Earlier this year, FDA released draft guidance the pharmaceutical and medical device industries had been awaiting for five years.  But instead of revolutionizing the Agency’s thinking on drug and device promotion, FDA’s social media guidance essentially continued the familiar credo on advertisements—accurate and not misleading, fair balance, substantiation—and ignored some of the central features of social media.  Last week, FDA reopened the comment period for the character-space limited communications and correcting third-party misinformation guidances.  Now companies have until October 29, 2014, to submit comments to FDA.

Our recently released article, “The Revolution Can Wait—Recent Social Media Marketing Guidance from FDA Gives Manufacturers More of the Same,” in BNA’s Medical Devices Law & Industry Report, explores the three draft guidance documents and identifies where FDA held its ground, where it gave a bit, and what questions remain for manufacturers.

The first shot in this year’s social media salvo turned out to be fairly unremarkable as it set forth FDA’s expectations for submitting interactive promotional media for review.  As expected, a company is responsible for, and must submit, the online information it creates or over which it has influence.  Although FDA indicated that it intends to interpret the scope of a company’s influence broadly — a company is responsible for content “even if the influence is limited in scope” – FDA did not provide much guidance for delineating the scope of a company’s influence.  Therefore companies are left to wonder:

  • Does this include “liking” or “retweeting”?
  • Does it include the online activities of a lone employee?

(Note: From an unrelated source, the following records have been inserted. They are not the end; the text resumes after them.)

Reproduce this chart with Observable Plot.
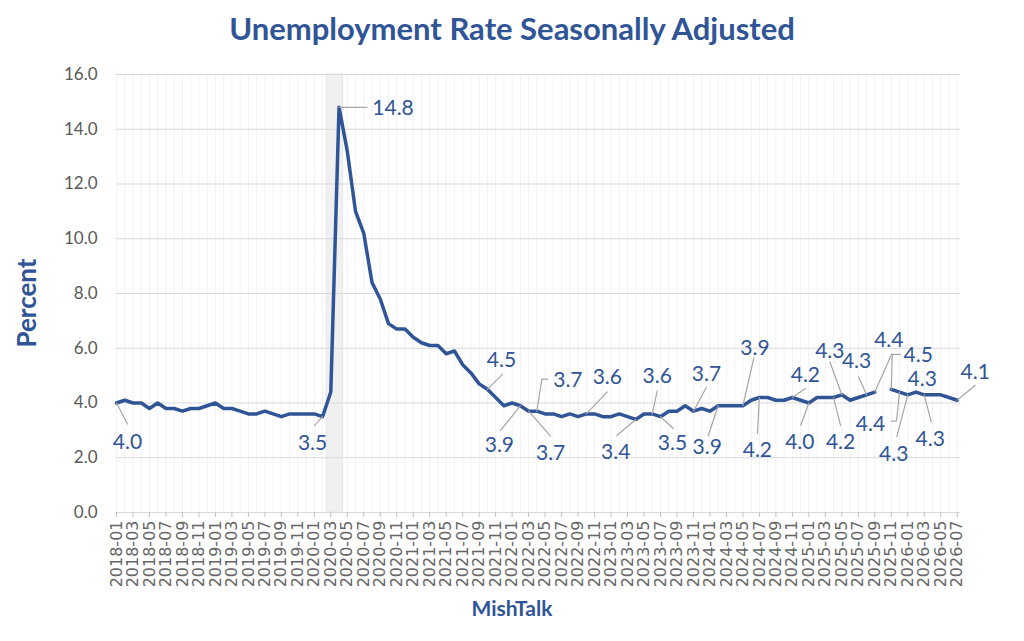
<!DOCTYPE html>
<html>
<head>
<meta charset="utf-8">
<script src="https://cdn.jsdelivr.net/npm/d3@7"></script>
<script src="https://cdn.jsdelivr.net/npm/@observablehq/plot@0.6"></script>
<style>
  body { margin: 0; background: #fff; width: 1024px; height: 641px; overflow: hidden; font-family: Lato, "Open Sans", sans-serif; }
  #title { height: 56px; line-height: 56px; text-align: center; font-weight: bold; font-size: 31px; color: #2F5597; }
  #caption { height: 24px; line-height: 24px; text-align: center; font-weight: bold; font-size: 21px; color: #2F5597; }
  #chart svg g[aria-label="x-axis tick label"] text { font-family: "DejaVu Sans", sans-serif; }
</style>
</head>
<body>
<div id="title">Unemployment Rate Seasonally Adjusted</div>
<div id="chart"></div>
<div id="caption">MishTalk</div>
<script>
// ---- data ----
const startMonth = "2018-01";
const endMonth = "2026-07";
const rate2018 = [4.0, 4.1, 4.0, 4.0, 3.8, 4.0, 3.8, 3.8, 3.7, 3.8, 3.8, 3.9];
const rate2019 = [4.0, 3.8, 3.8, 3.7, 3.6, 3.6, 3.7, 3.6, 3.5, 3.6, 3.6, 3.6];
const rate2020 = [3.6, 3.5, 4.4, 14.8, 13.2, 11.0, 10.2, 8.4, 7.8, 6.9, 6.7, 6.7];
const rate2021 = [6.4, 6.2, 6.1, 6.1, 5.8, 5.9, 5.4, 5.1, 4.7, 4.5, 4.2, 3.9];
const rate2022 = [4.0, 3.9, 3.7, 3.7, 3.6, 3.6, 3.5, 3.6, 3.5, 3.6, 3.6, 3.5];
const rate2023 = [3.5, 3.6, 3.5, 3.4, 3.6, 3.6, 3.5, 3.7, 3.7, 3.9, 3.7, 3.8];
const rate2024 = [3.7, 3.9, 3.9, 3.9, 3.9, 4.1, 4.2, 4.2, 4.1, 4.1, 4.2, 4.1];
const rate2025 = [4.0, 4.2, 4.2, 4.2, 4.3, 4.1, 4.2, 4.3, 4.4, null, 4.5, 4.4];
const rate2026 = [4.3, 4.4, 4.3, 4.3, 4.3, 4.2, 4.1];
const recessionMonths = ["2020-03", "2020-04"];
const yTicks = [0, 2, 4, 6, 8, 10, 12, 14, 16];
// months that carry a data label
const labelledMonths = ["2018-01","2020-02","2020-04","2021-10","2022-02","2022-03","2022-04","2022-10",
  "2023-04","2023-06","2023-07","2023-11","2024-02","2024-05","2024-07","2024-11","2025-01","2025-04",
  "2025-05","2025-08","2025-09","2025-11","2025-12","2026-01","2026-03","2026-03","2026-07"];
// label placement (pixel offsets from the point): text centre, leader path
const labelLayout = [
  {t:[11,39],  L:[[11,21]]},
  {t:[-10,27], L:[[-8,9]]},
  {t:[54,1],   L:[[28,0]]},
  {t:[14,-29], L:[[15,-15]]},
  {t:[-21,40], L:[[-20,25]]},
  {t:[22,42],  L:[[22,25]]},
  {t:[31,-31], L:[[5,-32],[11,-32]]},
  {t:[21,-37], L:[[21,-22]]},
  {t:[-20,33], L:[[-19,16]]},
  {t:[5,-38],  L:[[5,-23]]},
  {t:[12,27],  L:[[13,12]]},
  {t:[13,-37], L:[[13,-24]]},
  {t:[-11,42], L:[[-10,30]]},
  {t:[12,-57], L:[[11,-48]]},
  {t:[-2,53],  L:[[-2,36]]},
  {t:[13,-22], L:[[13,-9]]},
  {t:[-9,39],  L:[[-8,22]]},
  {t:[7,45],   L:[[7,28]]},
  {t:[-12,-44],L:[[-12,-33]]},
  {t:[-10,-34],L:[[-8,-18]]},
  {t:[14,-52], L:[[17,-38]]},
  {t:[27,-34], L:[[1,-35],[9,-35]]},
  {t:[-29,32], L:[[-3,29],[-8,29]]},
  {t:[-14,59], L:[[-11,42]]},
  {t:[-2,-16], L:[]},
  {t:[6,44],   L:[[7,27]]},
  {t:[18,-28], L:[[18,-15]]}
];

// ---- build ----
const fmtMonth = d3.utcFormat("%Y-%m");
const parseMonth = d3.utcParse("%Y-%m");
const months = d3.utcMonth.range(parseMonth(startMonth), d3.utcMonth.offset(parseMonth(endMonth), 1)).map(fmtMonth);
const values = [].concat(rate2018, rate2019, rate2020, rate2021, rate2022, rate2023, rate2024, rate2025, rate2026);
const series = months.map((m, i) => ({i, month: m, v: values[i]}));
const idx = m => months.indexOf(m);

const W = 1024, H = 540, ML = 116, MR = 64, MT = 18, MB = 84;
const xMax = 102.4;
const kx = (W - ML - MR) / xMax;
const ky = (H - MT - MB) / 16;

const labelRows = [];
const leaderRows = [];
labelledMonths.forEach((m, j) => {
  const i = idx(m), v = values[i], lay = labelLayout[j];
  labelRows.push({x: i + lay.t[0] / kx, y: v - lay.t[1] / ky, text: d3.format(".1f")(v)});
  if (lay.L.length) {
    leaderRows.push({j, x: i, y: v});
    lay.L.forEach(p => leaderRows.push({j, x: i + p[0] / kx, y: v - p[1] / ky}));
  }
});

const recession = [{x1: idx(recessionMonths[0]) - 0.5, x2: idx(recessionMonths[recessionMonths.length - 1]) + 0.5}];
const evenIdx = months.map((m, i) => i).filter(i => i % 2 === 0);

const chart = Plot.plot({
  width: W, height: H,
  marginLeft: ML, marginRight: MR, marginTop: MT, marginBottom: MB,
  style: {fontFamily: "Lato, sans-serif", background: "white", overflow: "visible"},
  x: {type: "linear", domain: [0, xMax], axis: null},
  y: {domain: [0, 16], axis: null},
  marks: [
    Plot.ruleX(months.map((m, i) => i), {stroke: "#F2F2F2", strokeWidth: 1}),
    Plot.rect(recession, {x1: "x1", x2: "x2", y1: 0, y2: 16, fill: "#F0F0F0", stroke: "#E6E6E6", strokeWidth: 1}),
    Plot.gridY(yTicks, {stroke: "#D9D9D9", strokeOpacity: 1, strokeWidth: 1}),
    Plot.axisY({ticks: yTicks, tickFormat: d3.format(".1f"), tickSize: 0, tickPadding: 19, fontSize: 17, fill: "#595959", label: null}),
    Plot.ruleY([0], {stroke: "#D9D9D9", strokeWidth: 1}),
    Plot.axisX({ticks: evenIdx, tickFormat: i => months[i], tickRotate: -90, tickSize: 5, tickPadding: 3,
      stroke: "#BFBFBF", fill: "#666666", fontSize: 16, label: null}),
    Plot.line(series, {x: "i", y: "v", stroke: "#2F5597", strokeWidth: 3.5, strokeLinejoin: "round"}),
    Plot.line(leaderRows, {x: "x", y: "y", z: "j", stroke: "#A6A6A6", strokeWidth: 1.2}),
    Plot.text(labelRows, {x: "x", y: "y", text: "text", fill: "#2F5597", fontSize: 21, textAnchor: "middle", lineAnchor: "middle"}),
    Plot.text(["Percent"], {text: d => d, frameAnchor: "left", dx: -89, dy: 54, rotate: -90, fill: "#2F5597", fontSize: 26, fontWeight: "bold"})
  ]
});
document.getElementById("chart").appendChild(chart);
</script>
</body>
</html>
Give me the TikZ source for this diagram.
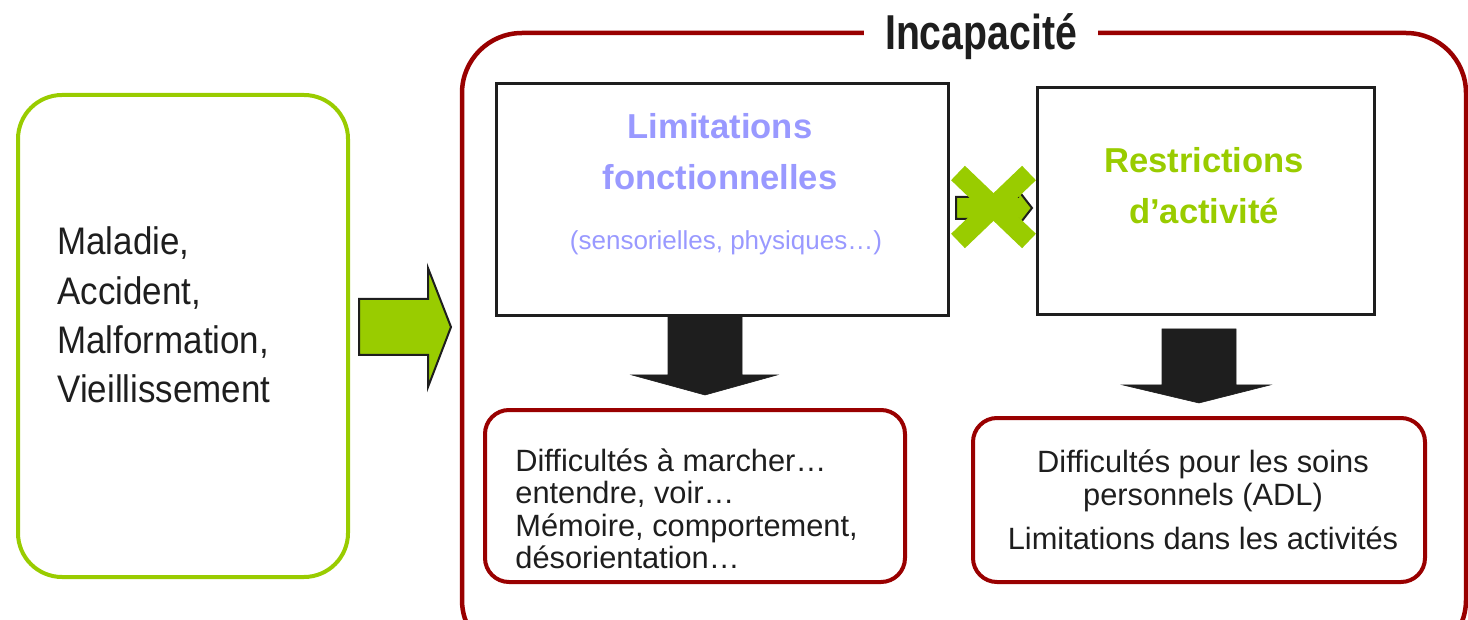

The next two rounds came in rapid succession, drug and device promotions on character space limited platforms and correcting third-party misinformation.  The character space limitations guidance included examples of compliant social media communications via Twitter and Google sitelinks, which demonstrates that FDA is at least open to the idea of drug and device social media marketing as long as all of the traditional rules are followed.

  • However, what happens when the host site does not always display the entire promotion, such as when Google omits the sitelinks on sponsored advertisements?
  • If the sitelinks contain required risk information for a drug, will the manufacturer be blamed for the omission?

The draft guidance on correcting third-party misinformation elicited another collective shrug of industry’s shoulders.  The new twist comes when companies voluntarily set out to correct information on third-party sites: fair balance is not necessary when making such corrections.  However, to take advantage of this exception, the correction must follow the remaining traditional rules and be narrowly tailored to the misinformation.  Choosing to correct multiple posts in a single forum makes the company responsible for correcting all misinformation in a “clearly defined” portion of the site.

  • But how does the company define the portion of the website it corrects?
  • How does FDA determine whether the company missed an opportunity to correct misinformation within that “clearly defined” portion?
  • Must the company correct all misinformation in the defined portion simultaneously?

The most significant question that remains after the current round of social media guidance is: how will FDA regulate social media endorsements (e.g., “liking” on Facebook)?  FDA did not address this central function of social media platforms which could significantly change the way manufacturers present drug and device advertisements and how consumers interact with them.  FDA is likely working on further guidance to explain how manufacturers may utilize these functions in promotions, but when the industry is likely to see such guidance is unclear.  If you want FDA to fill in this gap, as well as the other we identify in our article, go to regulations.gov and urge FDA to do so sooner rather than later.